Comment by dragonwriter
Comment by dragonwriter 11 hours ago
> Basically, it’s an open question that courts have yet to decide.
While it hasn't either been ruled on or turned away at the Supreme Court yet, a number of federal trial courts have found training AI models from legally-acquired materials to be fair use (even while finding, in some of those and other cases, that pirating to get copies to then use in training is not and using models as a tool to produce verbatim and modified similar-medium copies of works from the training material is also not.)
I’m not aware of any US case going the other way, so, while the cases may not strictly be precedential (I think they are all trial court decisions so far), they are something of a consistent indicator.
> even while finding, in some of those and other cases, that pirating to get copies to then use in training is not
I still don't get this one. It seems like they've made a ruling with a dependency on itself without noticing.
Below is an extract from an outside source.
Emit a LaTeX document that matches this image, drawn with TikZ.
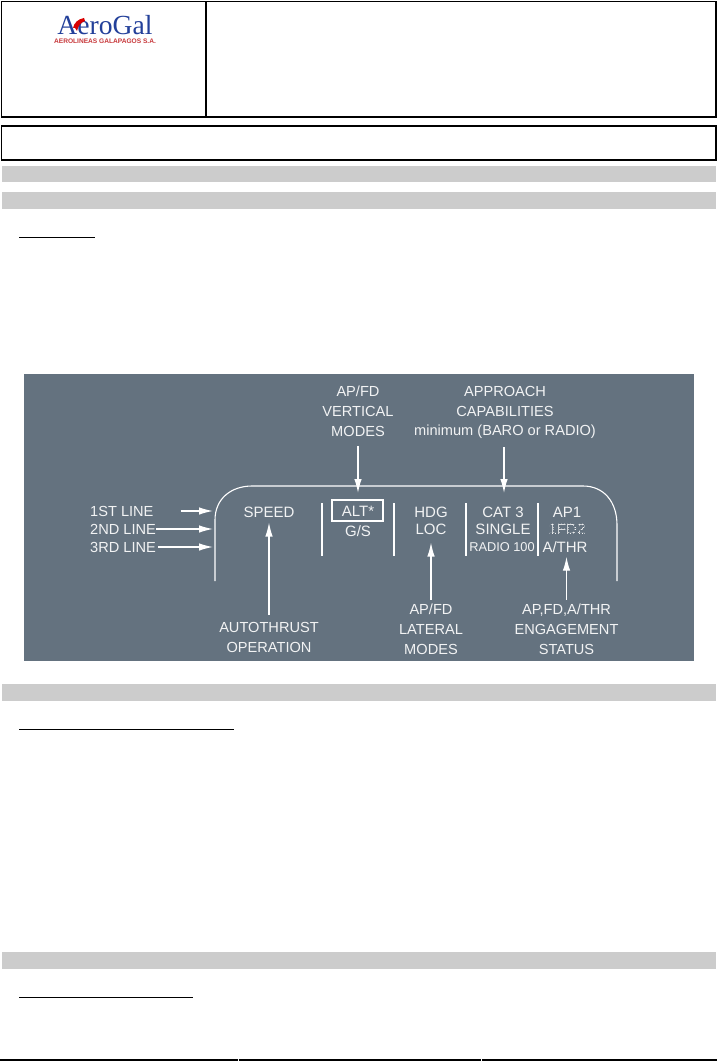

Suppose you and some of your friends each have some books, all legally acquired. You get them together and scan them and do your training. This is the thing they're saying is fair use, right? You're getting together for the common enterprise of training this AI model on your lawfully acquired books.
Now suppose one of your friends is in Texas and you're in California, so you do it over the internet. Making a fair use copy is not piracy, right? So you're not making a "pirated copy", you're making a fair use copy.
They recognize that one being fair use has something to do with the other one being, but then ignore the symmetry. It's like they hear the words "file sharing" and refuse to allow it to be associated with something lawful.